To edit this file, run the following command:
sudo nano /var/lib/pgsql/data/pg_hba.conf
Find the line as given below and replace the indent with any other method you want to use such as md5.
# TYPE DATABASE USER ADDRESSMETHOD
# "local" is for Unix domain socket connections only
local all all peer
# IPv4 local connections:
host all all 127.0.0.1/32 ident
# IPv6 local connections:
host all all ::1/128 ident
# Allow replication connections from localhost, by a user with the
# replication privilege.
local replication all peer
host replication all 127.0.0.1/32 ident
host replication all ::1/128 ident
Note: Also to connect remotely using PSQL utility, change 127.0.0.1/32 to 0.0.0.0/0 and ::1/128 to ::0/0
5. How to Create a User & Database
Those who are new to this open-source database can use this section of the tutorial to create a new user and database on PostgreSQL.
- First, connect to the PostgreSQL server as a postgres user by running the following command:
sudo -u postgres psql
- Once you’re logged in, you can create a new Database user by running the given syntax:
Replace “your-username” with the user you want to create and password with the whatever you want to set for it.
CREATE USER your-username WITH PASSWORD 'password';
- After creating the user, let’s create a new database by running the following command:
CREATE DATABASE database_name;
- We have a new PostgreSQL user and Database, let’s grant all the rights of the created Database to our newly created user. So that it can access it to store data.

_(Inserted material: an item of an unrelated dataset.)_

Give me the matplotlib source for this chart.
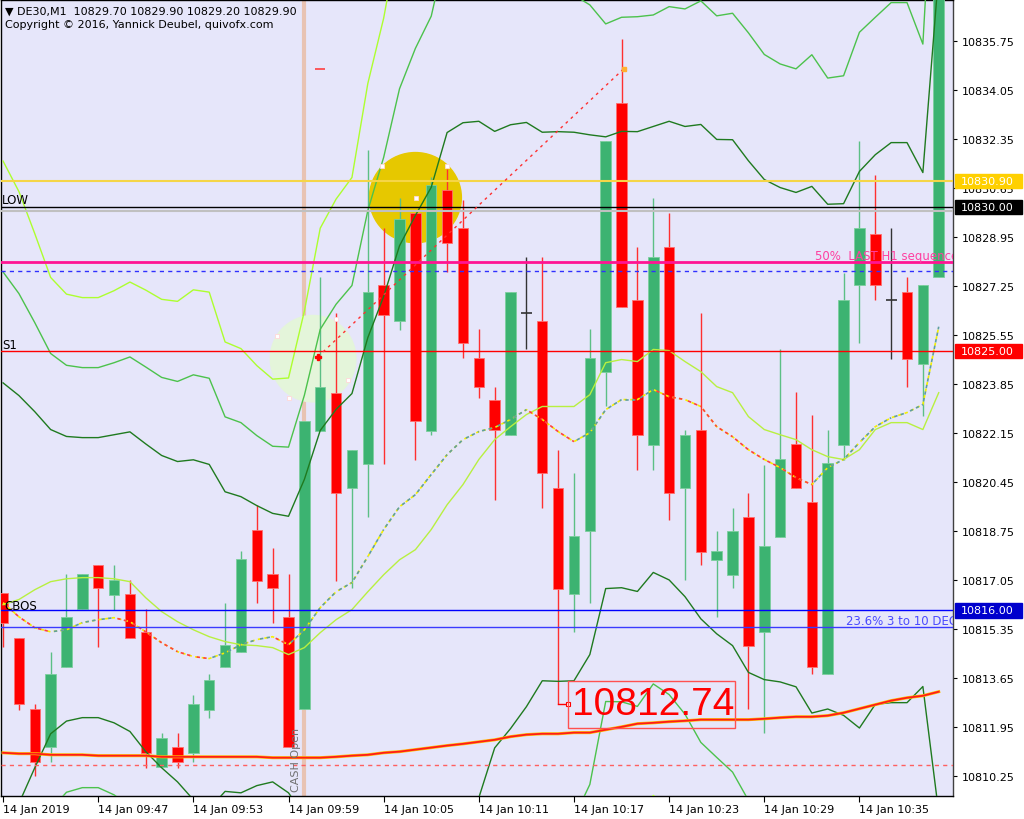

GRANT ALL PRIVILEGES ON DATABASE database_name TO your-username;
- To check whether the database and user are created just run the given command and it will list all the available PostgreSQL users and Databases.
6. Accessing the Database
Accessing the database you have created on the PostgreSQL server can be done using its client command –
Locally or SSH server connection users, use the given syntax to connect the database:
psql -h localhost -U username -d database_name
Remote users after installing the PostgreSQL client can use:
psql -h server-ip-address --U username -d database_name
Where username is the username we created earlier or you already have and database_name is the name of the database assigned to that particular user.